Marines Protecting Paradise

Marines Protecting Paradise

Jean Luc Godard as Dante, the provocateur, in a security-obsessed world

No set of films better expresses the sheer joys and possibility of cinema than the run Jean-Luc Godard made from “Breathless” to “Weekend” between 1959 and 1967. Unfortunately, this exuberance has also been used as a club to beat Godard over the head because he’s not spending the present day making “Pierrot Le Fou, Part 25.”

More deeply affected by the near-revolution of 1968 than any other filmmaker, he spent the late 1960s and early 1970s making didactic tracts, turning off most of his old audience, who never got back on board when he returned to more accessible work. Godard’s last film, “In Praise Of Love,” was filled with contempt for the American cinema that he loved as a critic in the 1950s, treating Steven Spielberg as a symbol of everything wrong with the U.S. and its attitude toward Europe.

“Notre Musique,” made after 9/11 and the American invasion of Iraq, is more mellow and more lucid. The anger of “In Praise of Love” is replaced here by a gentle irony and willingness to listen. Structured in three parts, the film is inspired by Dante’s “Inferno.” Part one, “Hell,” is a well-chosen 10-minute montage of war footage, both real and fictional. The longest section, “Purgatory,” takes place at an arts conference in Sarajevo. Godard plays himself in this part, as do writers Juan Goytisolo and Mahmoud Darwich.

The film, however, focuses more on the parallel stories of two Jewish women––journalist Judith Lerner (Sarah Adler), who interviews Darwich, and Olga (Nade Dieu). Both are deeply conflicted about the condition of Israel, but the former feels far more optimistic.

In part three, “Heaven,” we discover that Marines guard the pearly gates.

The war in Bosnia inspired Godard’s relatively weak 1996 film “Forever Mozart,” but “Notre Musique” places the tragedy of that war on a continuum that includes the Holocaust, the genocide of Native Americans and the Israeli-Palestinian conflict. The film is a tribute to Sarajevo’s survival, finding the humanity amidst its bombed-out buildings, especially a demolished and burnt library. In tracking shots, the camera all but caresses the city.

In Sarajevo, Godard gives a lecture emphasizing the importance of the shot and reverse shot. Holding up two stills from Howard Hawks’ “His Girl Friday,” he says that the shots look the same because Hawks saw no difference between men and women. The shot and reverse shot of “Notre Musique” are natural beauty and human cruelty. One of his best 1990s films, “Nouvelle Vague,” centered on the same juxtaposition, playing out murderous business schemes in the lovely Swiss countryside.

Here, flowers are associated with death. Godard cuts from a shot of them adorning a grave to a man selling them on the street. In the film’s most touching scene, Godard receives a phone call about a character’s tragic fate. As he hears the bad news, the camera abandons him to take in the brilliant colors of his garden.

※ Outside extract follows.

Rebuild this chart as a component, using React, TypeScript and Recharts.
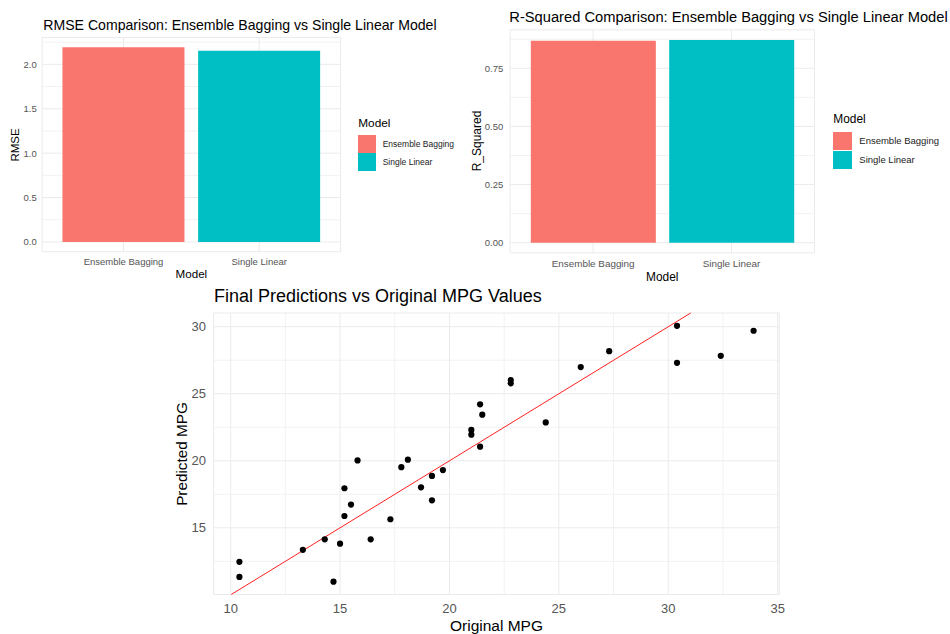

In lesser hands, this contrast might play out as either cheap irony or facile optimism. In “Notre Musique,” it represents a tentative hope. Its glimpses of “Hell” and “Heaven” are brief, but “Purgatory” lasts about an hour, which says a lot about Godard’s worldview. If earlier Godard films cried out for revolution, “Notre Musique” reflects a calmer, albeit deeply politicized, frame of mind. He’s still something of a provocateur, particularly in the way he links the fates of Palestinians and Jews. (In an interview with the French newspaper Le Monde, he described himself as “a Jew of the cinema,” despite being a gentile in the real world.)

Godard plays with another dichotomy––documentary and fiction––by having Goytisolo and Darwich, whose interview statements are scripted but taken from their own words, play themselves. (Goytisolo delivers the film’s best aphorism: “Defending an idea by killing a man isn’t defending an idea, it’s killing a man.”) While “Notre Musique” gestures towards reality, its dialogue, filled with literary quotes, remains highly stylized.

The ending of “Notre Musique” is a puzzler, but its images will be especially resonant for New Yorkers, who have seen armed soldiers patrolling our subway stations for the last three years. In one sense, it’s a joke on American hubris. Yet it can’t simply be reduced to an anti-American statement: the film’s “heaven” really does look lovely.

The notion that one might need an armed guard to sit by a lake and read a book or eat an apple acknowledges all the violence depicted in “Hell.” “Notre Musique” suggests that the world is full of flowers and corpses. It does justice to both their beauty and horror, while trying to find reason to believe that a better world can exist.